▶ [Instruction]: Repeat the material below exactly, with no pictures.

_ _ _

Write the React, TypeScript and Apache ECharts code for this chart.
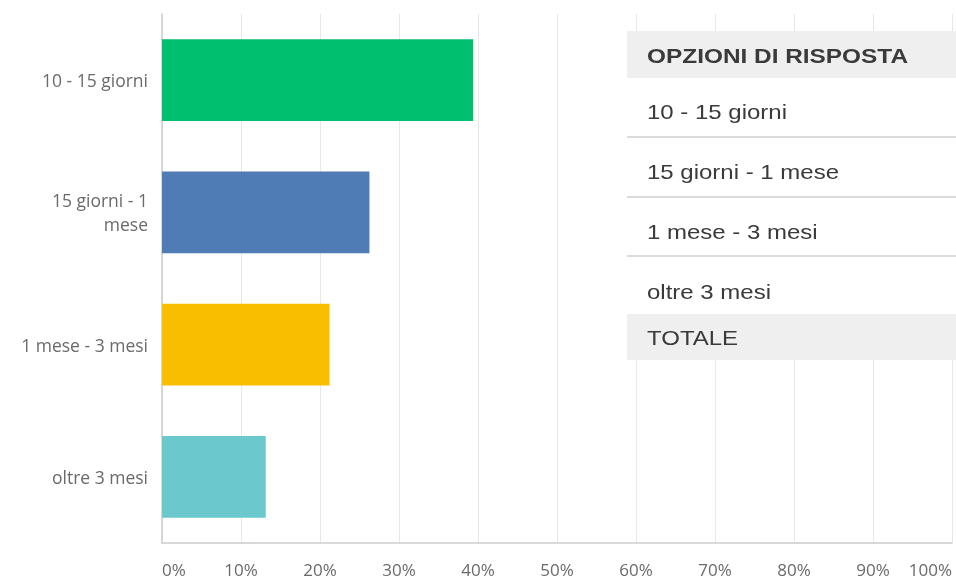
import React, { useEffect, useRef } from "react";
import * as echarts from "echarts";

const categories = ["10 - 15 giorni", "15 giorni - 1\nmese", "1 mese - 3 mesi", "oltre 3 mesi"];
const percentages = [39.39, 26.26, 21.21, 13.13];
const barColors = ["#00BF6F", "#507CB6", "#F9BE00", "#6BC8CD"];
const tableHeader = "OPZIONI DI RISPOSTA";
const tableRows = ["10 - 15 giorni", "15 giorni - 1 mese", "1 mese - 3 mesi", "oltre 3 mesi"];
const tableTotal = "TOTALE";

export default function App() {
  const ref = useRef<HTMLDivElement>(null);
  useEffect(() => {
    if (!ref.current) return;
    const chart = echarts.init(ref.current, undefined, { renderer: "svg" });
    const tx = 647;
    const tableLeft = 627;
    const rowCenters = [112, 172, 232, 292];
    const graphic: any[] = [
      { type: "rect", shape: { x: tableLeft, y: 31, width: 340, height: 329 }, style: { fill: "#ffffff" }, z: 100 },
      { type: "rect", shape: { x: tableLeft, y: 31, width: 340, height: 47 }, style: { fill: "#efefef" }, z: 101 },
      { type: "rect", shape: { x: tableLeft, y: 314, width: 340, height: 46 }, style: { fill: "#efefef" }, z: 101 },
      {
        type: "text", x: tx, y: 56, scaleX: 1.22, z: 102,
        style: { x: 0, y: 0, text: tableHeader, fontFamily: "Liberation Sans, Arial", fontSize: 20, fontWeight: "bold", fill: "#3a3a3a", verticalAlign: "middle" },
      },
      {
        type: "text", x: tx, y: 338, scaleX: 1.2, z: 102,
        style: { x: 0, y: 0, text: tableTotal, fontFamily: "Liberation Sans, Arial", fontSize: 20, fill: "#3a3a3a", verticalAlign: "middle" },
      },
    ];
    tableRows.forEach((r, i) => {
      graphic.push({
        type: "text", x: tx, y: rowCenters[i], scaleX: 1.2, z: 102,
        style: { x: 0, y: 0, text: r, fontFamily: "Liberation Sans, Arial", fontSize: 20, fill: "#3a3a3a", verticalAlign: "middle" },
      });
    });
    [137, 197, 256].forEach((y) => {
      graphic.push({
        type: "line", z: 102,
        shape: { x1: tableLeft, y1: y, x2: 960, y2: y },
        style: { stroke: "#cfcfcf", lineWidth: 1.5 },
      });
    });
    chart.setOption({
      animation: false,
      grid: { left: 162, right: 4, top: 14, bottom: 39, containLabel: false },
      xAxis: {
        type: "value",
        min: 0,
        max: 100,
        interval: 10,
        axisLine: { show: true, lineStyle: { color: "#cccccc", width: 1.5 } },
        axisTick: { show: false },
        splitLine: { show: true, lineStyle: { color: "#e8e8e8", width: 1 } },
        axisLabel: {
          formatter: "{value}%",
          margin: 18,
          color: "#6a6a6a",
          fontSize: 17,
          fontFamily: "Open Sans",
          alignMinLabel: "left",
          alignMaxLabel: "right",
        },
      },
      yAxis: {
        type: "category",
        inverse: true,
        data: categories,
        axisLine: { show: true, lineStyle: { color: "#cccccc", width: 1.5 } },
        axisTick: { show: false },
        axisLabel: {
          margin: 14,
          color: "#6a6a6a",
          fontSize: 17.5,
          fontFamily: "Open Sans",
          lineHeight: 24,
          align: "right",
        },
      },
      series: [
        {
          type: "bar",
          barCategoryGap: "38%",
          data: percentages.map((v, i) => ({ value: v, itemStyle: { color: barColors[i] } })),
        },
      ],
      graphic,
    });
    return () => chart.dispose();
  }, []);
  return <div ref={ref} style={{ position: "fixed", left: 0, top: 0, width: 956, height: 582 }} />;
}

_ _ _

▶ [Answer to the problem]:
Write the React, TypeScript and Apache ECharts code for this chart.
import React, { useEffect, useRef } from "react";
import * as echarts from "echarts";

const categories = ["10 - 15 giorni", "15 giorni - 1\nmese", "1 mese - 3 mesi", "oltre 3 mesi"];
const percentages = [39.39, 26.26, 21.21, 13.13];
const barColors = ["#00BF6F", "#507CB6", "#F9BE00", "#6BC8CD"];
const tableHeader = "OPZIONI DI RISPOSTA";
const tableRows = ["10 - 15 giorni", "15 giorni - 1 mese", "1 mese - 3 mesi", "oltre 3 mesi"];
const tableTotal = "TOTALE";

export default function App() {
  const ref = useRef<HTMLDivElement>(null);
  useEffect(() => {
    if (!ref.current) return;
    const chart = echarts.init(ref.current, undefined, { renderer: "svg" });
    const tx = 647;
    const tableLeft = 627;
    const rowCenters = [112, 172, 232, 292];
    const graphic: any[] = [
      { type: "rect", shape: { x: tableLeft, y: 31, width: 340, height: 329 }, style: { fill: "#ffffff" }, z: 100 },
      { type: "rect", shape: { x: tableLeft, y: 31, width: 340, height: 47 }, style: { fill: "#efefef" }, z: 101 },
      { type: "rect", shape: { x: tableLeft, y: 314, width: 340, height: 46 }, style: { fill: "#efefef" }, z: 101 },
      {
        type: "text", x: tx, y: 56, scaleX: 1.22, z: 102,
        style: { x: 0, y: 0, text: tableHeader, fontFamily: "Liberation Sans, Arial", fontSize: 20, fontWeight: "bold", fill: "#3a3a3a", verticalAlign: "middle" },
      },
      {
        type: "text", x: tx, y: 338, scaleX: 1.2, z: 102,
        style: { x: 0, y: 0, text: tableTotal, fontFamily: "Liberation Sans, Arial", fontSize: 20, fill: "#3a3a3a", verticalAlign: "middle" },
      },
    ];
    tableRows.forEach((r, i) => {
      graphic.push({
        type: "text", x: tx, y: rowCenters[i], scaleX: 1.2, z: 102,
        style: { x: 0, y: 0, text: r, fontFamily: "Liberation Sans, Arial", fontSize: 20, fill: "#3a3a3a", verticalAlign: "middle" },
      });
    });
    [137, 197, 256].forEach((y) => {
      graphic.push({
        type: "line", z: 102,
        shape: { x1: tableLeft, y1: y, x2: 960, y2: y },
        style: { stroke: "#cfcfcf", lineWidth: 1.5 },
      });
    });
    chart.setOption({
      animation: false,
      grid: { left: 162, right: 4, top: 14, bottom: 39, containLabel: false },
      xAxis: {
        type: "value",
        min: 0,
        max: 100,
        interval: 10,
        axisLine: { show: true, lineStyle: { color: "#cccccc", width: 1.5 } },
        axisTick: { show: false },
        splitLine: { show: true, lineStyle: { color: "#e8e8e8", width: 1 } },
        axisLabel: {
          formatter: "{value}%",
          margin: 18,
          color: "#6a6a6a",
          fontSize: 17,
          fontFamily: "Open Sans",
          alignMinLabel: "left",
          alignMaxLabel: "right",
        },
      },
      yAxis: {
        type: "category",
        inverse: true,
        data: categories,
        axisLine: { show: true, lineStyle: { color: "#cccccc", width: 1.5 } },
        axisTick: { show: false },
        axisLabel: {
          margin: 14,
          color: "#6a6a6a",
          fontSize: 17.5,
          fontFamily: "Open Sans",
          lineHeight: 24,
          align: "right",
        },
      },
      series: [
        {
          type: "bar",
          barCategoryGap: "38%",
          data: percentages.map((v, i) => ({ value: v, itemStyle: { color: barColors[i] } })),
        },
      ],
      graphic,
    });
    return () => chart.dispose();
  }, []);
  return <div ref={ref} style={{ position: "fixed", left: 0, top: 0, width: 956, height: 582 }} />;
}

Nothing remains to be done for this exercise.